3 out of 5 stars ambitious but uneven   November 3, 2008
ingonyama (Berkeley, CA USA)
5 out of 5 found this review helpful

This is a big, sprawling book; I put off buying it for years b/c of the price but could never get very far in a library copy b/c it seemed like such an undertaking. It's not a book one could assign in a typical book-a-week grad school course. As academic reviewers have pointed out, Harvey is pulling together LOTS of different strands and theorists here--Leibniz, Haraway, Bourdieu, Whitehead, & many others. If you've read a lot of these folks before, Harvey has a lot to say, but if you haven't, this should definitely not be your introduction to Harvey's thought (I'd recommend Condition of Postmodernity, or maybe The New Imperialism). Some sections are fantastic - part I ch. 2 on Dialectics for example is a fantastically clear, lucid explanation of a dialectical approach. But it just keeps going, with a lot of material that might have been better published as separate critical articles on particular theorists, or relegated to footnotes, so that the overall argument gets diluted. All that said, it's a book that anyone working on space and place in the social sciences should read eventually, and one that offers lots of ideas for thinking about how to integrate or form alliances between various types of identity and locally-grounded politics on one hand, and a larger critique of neoliberal capitalism on the other. But I think Harvey's more recent books -- shorter, tighter and more topically focused -- while still theoretically and analytically brilliant -- probably reflect a welcome response to critics of this book (and if you're serious about the book, it's well worth reading the special issue of Antipode in 1998 devoted to it -- it's a work of such complexity that most readers will probably want some other opinions and a bit of guidance in making sense of it all).

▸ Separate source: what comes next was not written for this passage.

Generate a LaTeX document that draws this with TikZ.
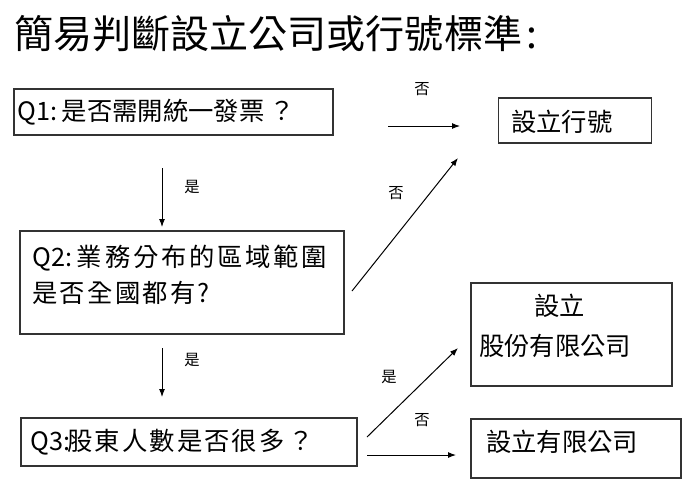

1 out of 5 stars very painful   March 10, 2010
Veronica Taylor
0 out of 2 found this review helpful

The author seems to jump around subjects and I don't think his aim was clarity of explanation at all. I think his goal was to fit as many extra words and unrelated babbling as he could. The book was just way too much of everything and not at all focused. I don't know how else to explain this. It was a required read for a class and I would say that it was excruciatingly painful, hard to follow, and I got absolutely nothing for my time. I can't tell you a single thing that I got out of it.